__DO THIS__
Restate, exactly and without pictures, the lines from the start of the listing below through the line holding "const yTicksIn = [0.5, 0.6, 0.7, 0.8, 0.9, 1];".

===============

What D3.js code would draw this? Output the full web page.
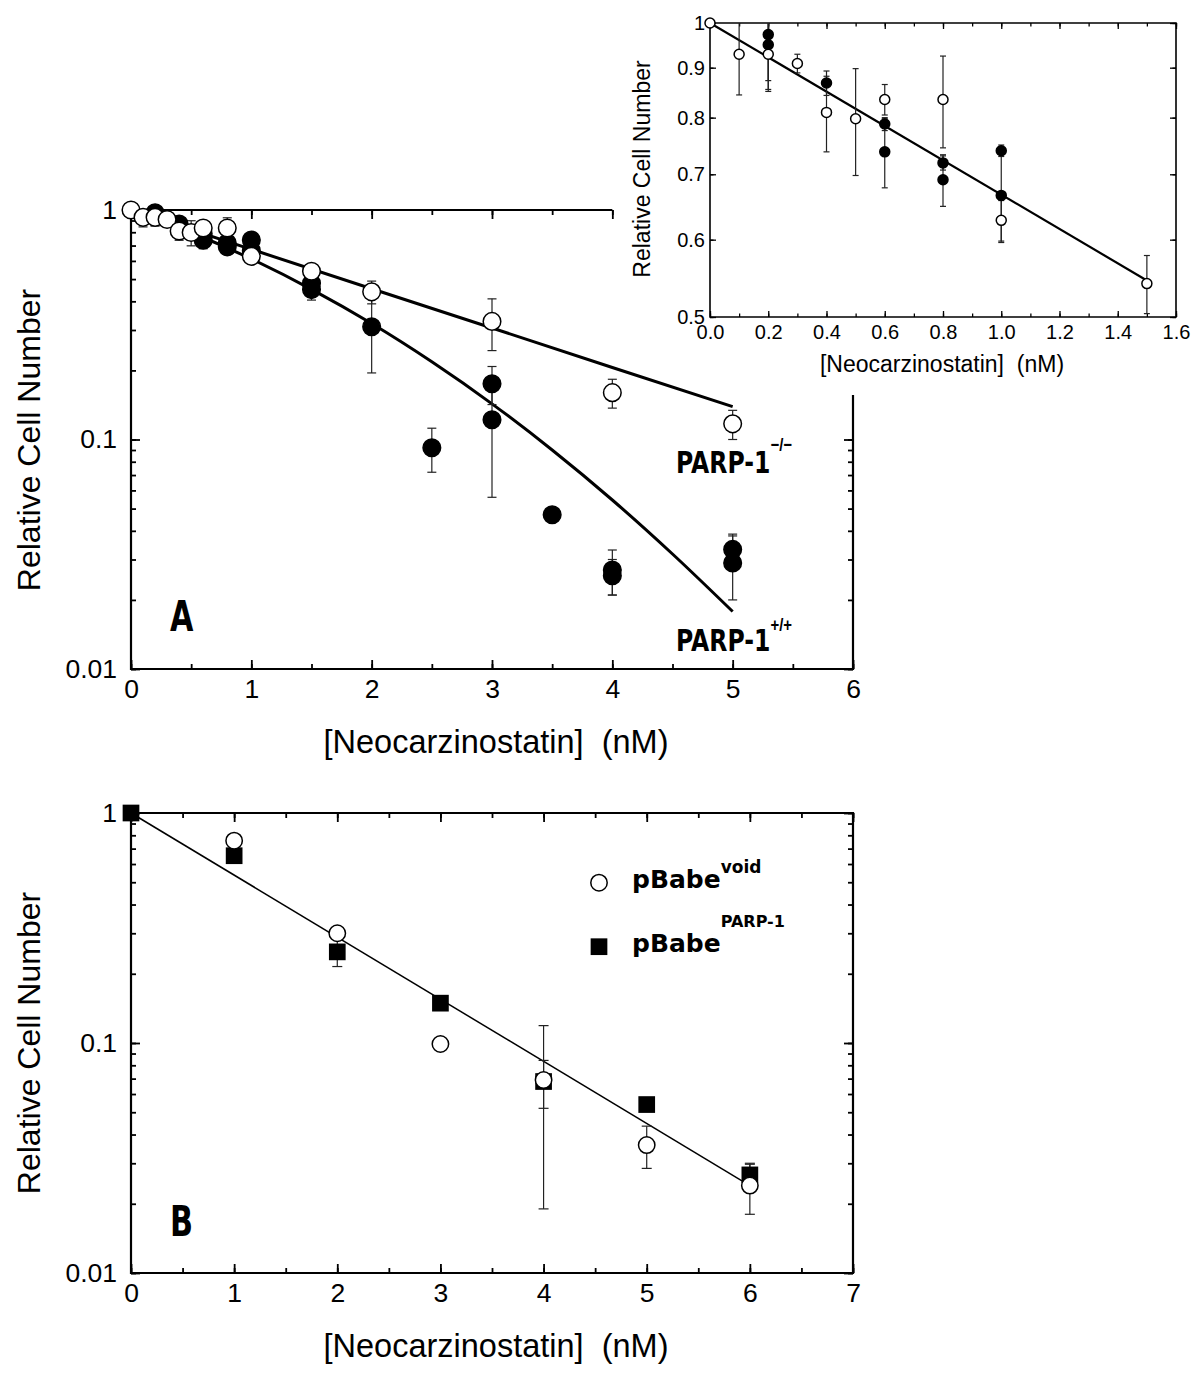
<!DOCTYPE html>
<html>
<head>
<meta charset="utf-8">
<script src="https://cdn.jsdelivr.net/npm/d3@7"></script>
<style>
body { margin: 0; background: #fff; }
</style>
</head>
<body>
<svg id="chart" width="1200" height="1380"></svg>
<script>
// ---- panel A : PARP-1 -/- (open circles)
const koX   = [0, 0.1, 0.2, 0.3, 0.4, 0.5, 0.6, 0.8, 1.0, 1.5, 2, 3, 4, 5];
const koY   = [1.0, 0.929, 0.929, 0.909, 0.81, 0.798, 0.835, 0.835, 0.628, 0.541, 0.44, 0.327, 0.16, 0.117];
const koErr = [0, 0.085, 0.078, 0.02, 0.072, 0.1, 0.03, 0.09, 0.03, 0.037, 0.05, 0.083, 0.023, 0.017];
// ---- panel A : PARP-1 +/+ (filled circles)
const wtX   = [0.2, 0.2, 0.4, 0.6, 0.6, 0.8, 0.8, 1.0, 1.0, 1.5, 1.5, 2, 2.5, 3, 3, 3.5, 4, 4, 5, 5];
const wtY   = [0.973, 0.95, 0.868, 0.788, 0.738, 0.719, 0.691, 0.74, 0.666, 0.48, 0.45, 0.31, 0.092, 0.175, 0.122, 0.047, 0.027, 0.0255, 0.0332, 0.029];
const wtErr = [0.1, 0.095, 0.025, 0.012, 0.06, 0.012, 0.042, 0.01, 0.07, 0.02, 0.045, 0.115, 0.02, 0.033, 0.066, 0.003, 0.006, 0.0045, 0.0055, 0.009];
// fitted curves
const fitKoX = [0, 1, 2, 3, 4, 5];
const fitKoY = [1, 0.674, 0.454, 0.306, 0.206, 0.139];
const fitWtX = [0, 0.5, 1, 1.5, 2, 2.5, 3, 3.5, 4, 4.5, 5];
const fitWtY = [1, 0.798, 0.612, 0.451, 0.32, 0.218, 0.143, 0.09, 0.0545, 0.0317, 0.0178];
// inset fit
const fitInX = [0, 1.5];
const fitInY = [1, 0.545];
// ---- panel B
const voidX   = [1, 2, 3, 4, 5, 6];
const voidY   = [0.758, 0.30, 0.099, 0.069, 0.036, 0.024];
const voidErr = [0, 0, 0, 0.05, 0.0075, 0.006];
const parpX   = [0, 1, 2, 3, 4, 5, 6];
const parpY   = [1.0, 0.652, 0.249, 0.149, 0.068, 0.054, 0.0267];
const parpErr = [0, 0, 0.034, 0, 0.016, 0, 0.003];
const fitBX = [0, 6];
const fitBY = [1, 0.024];
// ---- ticks
const xTicksA = [0, 1, 2, 3, 4, 5, 6];
const xTicksB = [0, 1, 2, 3, 4, 5, 6, 7];
const yTicksMain = [0.01, 0.1, 1];
const xTicksIn = [0, 0.2, 0.4, 0.6, 0.8, 1.0, 1.2, 1.4, 1.6];
const yTicksIn = [0.5, 0.6, 0.7, 0.8, 0.9, 1];

const FONT = "'Liberation Sans', Arial, Helvetica, sans-serif";
const BOLD = "'DejaVu Sans', Verdana, sans-serif";
const svg = d3.select('#chart');

function pts(xs, ys, es) {
  return xs.map((v, i) => ({ x: v, y: ys[i], e: es ? es[i] : 0 }));
}

function axes(g, x, y, o) {
  const [x0, x1] = x.range(), [y0, y1] = y.range();
  const add = (axis, tf) => g.append('g').attr('transform', tf).call(axis)
    .call(a => a.select('.domain').remove())
    .attr('font-size', o.fs).attr('font-family', FONT)
    .call(a => a.selectAll('line').attr('stroke-width', o.sw));
  add(d3.axisBottom(x).tickValues(o.xMinor).tickSize(-o.minor).tickFormat(''), `translate(0,${y0})`);
  add(d3.axisBottom(x).tickValues(o.xMajor).tickSize(-o.major).tickPadding(o.padX).tickFormat(o.fmtX), `translate(0,${y0})`);
  add(d3.axisTop(x).tickValues(o.xMinor.filter(o.topKeep)).tickSize(-o.minor).tickFormat(''), `translate(0,${y1})`);
  add(d3.axisTop(x).tickValues(o.xMajor.filter(o.topKeep)).tickSize(-o.major).tickFormat(''), `translate(0,${y1})`);
  add(d3.axisLeft(y).tickValues(o.yMinor).tickSize(-o.minor).tickFormat(''), `translate(${x0},0)`);
  add(d3.axisLeft(y).tickValues(o.yMajor).tickSize(-o.major).tickPadding(o.padY).tickFormat(o.fmtY), `translate(${x0},0)`);
  add(d3.axisRight(y).tickValues(o.yMinor.filter(o.rightKeep)).tickSize(-o.minor).tickFormat(''), `translate(${x1},0)`);
  add(d3.axisRight(y).tickValues(o.yMajor.filter(o.rightKeep)).tickSize(-o.major).tickFormat(''), `translate(${x1},0)`);
  g.append('path').attr('d', o.frame).attr('fill', 'none').attr('stroke', '#000').attr('stroke-width', o.frameW);
}

function clip(id, x, y) {
  svg.append('clipPath').attr('id', id).append('rect')
    .attr('x', x.range()[0]).attr('y', y.range()[1])
    .attr('width', x.range()[1] - x.range()[0]).attr('height', y.range()[0] - y.range()[1]);
}

function errorBars(g, x, y, data, cap, id) {
  const d = data.filter(p => p.e > 0);
  const eg = g.append('g').attr('clip-path', `url(#${id})`).attr('stroke', '#222').attr('stroke-width', 1.2);
  eg.selectAll('.v').data(d).join('line').attr('class', 'v')
    .attr('x1', p => x(p.x)).attr('x2', p => x(p.x))
    .attr('y1', p => y(p.y - p.e)).attr('y2', p => y(p.y + p.e));
  [-1, 1].forEach(s => {
    eg.selectAll('.c' + (s + 1)).data(d).join('line').attr('class', 'c' + (s + 1))
      .attr('x1', p => x(p.x) - cap / 2).attr('x2', p => x(p.x) + cap / 2)
      .attr('y1', p => y(p.y + s * p.e)).attr('y2', p => y(p.y + s * p.e));
  });
}

function circles(g, x, y, data, r, fill) {
  g.append('g').selectAll('circle').data(data).join('circle')
    .attr('cx', p => x(p.x)).attr('cy', p => y(p.y)).attr('r', r)
    .attr('fill', fill).attr('stroke', '#000').attr('stroke-width', 1.5);
}

function fitLine(g, x, y, xs, ys, w, curve) {
  g.append('path').datum(pts(xs, ys))
    .attr('d', d3.line().x(p => x(p.x)).y(p => y(p.y)).curve(curve || d3.curveLinear))
    .attr('fill', 'none').attr('stroke', '#000').attr('stroke-width', w);
}

function titles(g, cx, baseY, cy) {
  g.append('text').attr('x', cx).attr('y', baseY).attr('text-anchor', 'middle')
    .attr('font-family', FONT).attr('font-size', 32.5).text('[Neocarzinostatin]\u00a0\u00a0(nM)');
  g.append('text').attr('transform', `translate(40,${cy}) rotate(-90)`).attr('text-anchor', 'middle')
    .attr('font-family', FONT).attr('font-size', 32).text('Relative Cell Number');
}

function boldLabel(g, tx, ty, sx, size, main, sup, supSize, supDy, supFont) {
  const t = g.append('text').attr('transform', `translate(${tx},${ty}) scale(${sx},1)`)
    .attr('font-family', BOLD).attr('font-weight', 'bold').attr('font-size', size);
  t.append('tspan').text(main);
  if (sup) t.append('tspan').attr('font-size', supSize).attr('dy', supDy)
    .attr('font-family', supFont || BOLD).text(sup);
}

const fmtMain = d => d === 1 ? '1' : String(d);

// ================= panel A =================
const xA = d3.scaleLinear().domain([0, 6]).range([131, 853]);
const yA = d3.scaleLog().domain([0.01, 1]).range([669, 210]);
const gA = svg.append('g');
clip('clipA', xA, yA);
const cutY = 395;
axes(gA, xA, yA, {
  xMajor: xTicksA, xMinor: xA.ticks(12), yMajor: yTicksMain, yMinor: yA.ticks(),
  major: 9, minor: 5, fs: 26.5, sw: 1.8, padX: 10, padY: 14, frameW: 2.2,
  fmtX: d3.format('d'), fmtY: fmtMain,
  topKeep: v => v <= 4, rightKeep: v => yA(v) >= cutY,
  frame: `M${xA(4)},210H131V669H853V${cutY}`
});
titles(gA, 496, 753, 440);
fitLine(gA, xA, yA, fitKoX, fitKoY, 3);
fitLine(gA, xA, yA, fitWtX, fitWtY, 3, d3.curveMonotoneX);
const koPts = pts(koX, koY, koErr), wtPts = pts(wtX, wtY, wtErr);
errorBars(gA, xA, yA, wtPts, 9, 'clipA');
errorBars(gA, xA, yA, koPts, 9, 'clipA');
circles(gA, xA, yA, wtPts, 8.8, '#000');
circles(gA, xA, yA, koPts, 8.8, '#fff');
boldLabel(gA, 170, 631, 0.72, 42, 'A');
boldLabel(gA, 676, 473, 0.785, 30, 'PARP-1', '\u2212/\u2212', 19, -22, FONT);
boldLabel(gA, 676, 651, 0.785, 30, 'PARP-1', '+/+', 19, -20, FONT);

// ================= inset =================
const xI = d3.scaleLinear().domain([0, 1.6]).range([710, 1176]);
const yI = d3.scaleLog().domain([0.5, 1]).range([317, 23]);
const gI = svg.append('g');
clip('clipI', xI, yI);
axes(gI, xI, yI, {
  xMajor: xTicksIn, xMinor: xI.ticks(16), yMajor: yTicksIn, yMinor: yTicksIn,
  major: 6, minor: 3.5, fs: 20, sw: 1.3, padX: 8, padY: 5, frameW: 1.6,
  fmtX: d3.format('.1f'), fmtY: fmtMain,
  topKeep: () => true, rightKeep: () => true,
  frame: `M710,23H1176V317H710Z`
});
gI.append('text').attr('x', 942).attr('y', 372).attr('text-anchor', 'middle')
  .attr('font-family', FONT).attr('font-size', 23).text('[Neocarzinostatin]\u00a0\u00a0(nM)');
gI.append('text').attr('transform', 'translate(650,169) rotate(-90)').attr('text-anchor', 'middle')
  .attr('font-family', FONT).attr('font-size', 23).text('Relative Cell Number');
fitLine(gI, xI, yI, fitInX, fitInY, 2.2);
const inRange = p => p.x <= 1.6 && p.y >= 0.5;
errorBars(gI, xI, yI, wtPts.filter(inRange), 6, 'clipI');
errorBars(gI, xI, yI, koPts.filter(inRange), 6, 'clipI');
circles(gI, xI, yI, wtPts.filter(inRange), 5, '#000');
circles(gI, xI, yI, koPts.filter(inRange), 5, '#fff');

// ================= panel B =================
const xB = d3.scaleLinear().domain([0, 7]).range([131, 853]);
const yB = d3.scaleLog().domain([0.01, 1]).range([1273, 813]);
const gB = svg.append('g');
clip('clipB', xB, yB);
axes(gB, xB, yB, {
  xMajor: xTicksB, xMinor: xB.ticks(14), yMajor: yTicksMain, yMinor: yB.ticks(),
  major: 9, minor: 5, fs: 26.5, sw: 1.8, padX: 10, padY: 14, frameW: 2.2,
  fmtX: d3.format('d'), fmtY: fmtMain,
  topKeep: () => true, rightKeep: () => true,
  frame: `M131,813H853V1273H131Z`
});
titles(gB, 496, 1357, 1043);
fitLine(gB, xB, yB, fitBX, fitBY, 1.5);
const parpPts = pts(parpX, parpY, parpErr), voidPts = pts(voidX, voidY, voidErr);
errorBars(gB, xB, yB, parpPts, 10, 'clipB');
errorBars(gB, xB, yB, voidPts, 10, 'clipB');
const sq = 16.7;
gB.append('g').selectAll('rect').data(parpPts).join('rect')
  .attr('x', p => xB(p.x) - sq / 2).attr('y', p => yB(p.y) - sq / 2)
  .attr('width', sq).attr('height', sq).attr('fill', '#000');
circles(gB, xB, yB, voidPts, 8.2, '#fff');
boldLabel(gB, 170, 1236, 0.72, 42, 'B');

// legend
gB.append('circle').attr('cx', 599).attr('cy', 882.7).attr('r', 8.2)
  .attr('fill', '#fff').attr('stroke', '#000').attr('stroke-width', 1.5);
gB.append('rect').attr('x', 599 - sq / 2).attr('y', 946.7 - sq / 2).attr('width', sq).attr('height', sq).attr('fill', '#000');
boldLabel(gB, 632, 888, 1, 25, 'pBabe', 'void', 17, -15);
boldLabel(gB, 632, 952, 1, 25, 'pBabe', 'PARP-1', 16, -25);
</script>
</body>
</html>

===============

__THE RESPONSE__
What D3.js code would draw this? Output the full web page.
<!DOCTYPE html>
<html>
<head>
<meta charset="utf-8">
<script src="https://cdn.jsdelivr.net/npm/d3@7"></script>
<style>
body { margin: 0; background: #fff; }
</style>
</head>
<body>
<svg id="chart" width="1200" height="1380"></svg>
<script>
// ---- panel A : PARP-1 -/- (open circles)
const koX   = [0, 0.1, 0.2, 0.3, 0.4, 0.5, 0.6, 0.8, 1.0, 1.5, 2, 3, 4, 5];
const koY   = [1.0, 0.929, 0.929, 0.909, 0.81, 0.798, 0.835, 0.835, 0.628, 0.541, 0.44, 0.327, 0.16, 0.117];
const koErr = [0, 0.085, 0.078, 0.02, 0.072, 0.1, 0.03, 0.09, 0.03, 0.037, 0.05, 0.083, 0.023, 0.017];
// ---- panel A : PARP-1 +/+ (filled circles)
const wtX   = [0.2, 0.2, 0.4, 0.6, 0.6, 0.8, 0.8, 1.0, 1.0, 1.5, 1.5, 2, 2.5, 3, 3, 3.5, 4, 4, 5, 5];
const wtY   = [0.973, 0.95, 0.868, 0.788, 0.738, 0.719, 0.691, 0.74, 0.666, 0.48, 0.45, 0.31, 0.092, 0.175, 0.122, 0.047, 0.027, 0.0255, 0.0332, 0.029];
const wtErr = [0.1, 0.095, 0.025, 0.012, 0.06, 0.012, 0.042, 0.01, 0.07, 0.02, 0.045, 0.115, 0.02, 0.033, 0.066, 0.003, 0.006, 0.0045, 0.0055, 0.009];
// fitted curves
const fitKoX = [0, 1, 2, 3, 4, 5];
const fitKoY = [1, 0.674, 0.454, 0.306, 0.206, 0.139];
const fitWtX = [0, 0.5, 1, 1.5, 2, 2.5, 3, 3.5, 4, 4.5, 5];
const fitWtY = [1, 0.798, 0.612, 0.451, 0.32, 0.218, 0.143, 0.09, 0.0545, 0.0317, 0.0178];
// inset fit
const fitInX = [0, 1.5];
const fitInY = [1, 0.545];
// ---- panel B
const voidX   = [1, 2, 3, 4, 5, 6];
const voidY   = [0.758, 0.30, 0.099, 0.069, 0.036, 0.024];
const voidErr = [0, 0, 0, 0.05, 0.0075, 0.006];
const parpX   = [0, 1, 2, 3, 4, 5, 6];
const parpY   = [1.0, 0.652, 0.249, 0.149, 0.068, 0.054, 0.0267];
const parpErr = [0, 0, 0.034, 0, 0.016, 0, 0.003];
const fitBX = [0, 6];
const fitBY = [1, 0.024];
// ---- ticks
const xTicksA = [0, 1, 2, 3, 4, 5, 6];
const xTicksB = [0, 1, 2, 3, 4, 5, 6, 7];
const yTicksMain = [0.01, 0.1, 1];
const xTicksIn = [0, 0.2, 0.4, 0.6, 0.8, 1.0, 1.2, 1.4, 1.6];
const yTicksIn = [0.5, 0.6, 0.7, 0.8, 0.9, 1];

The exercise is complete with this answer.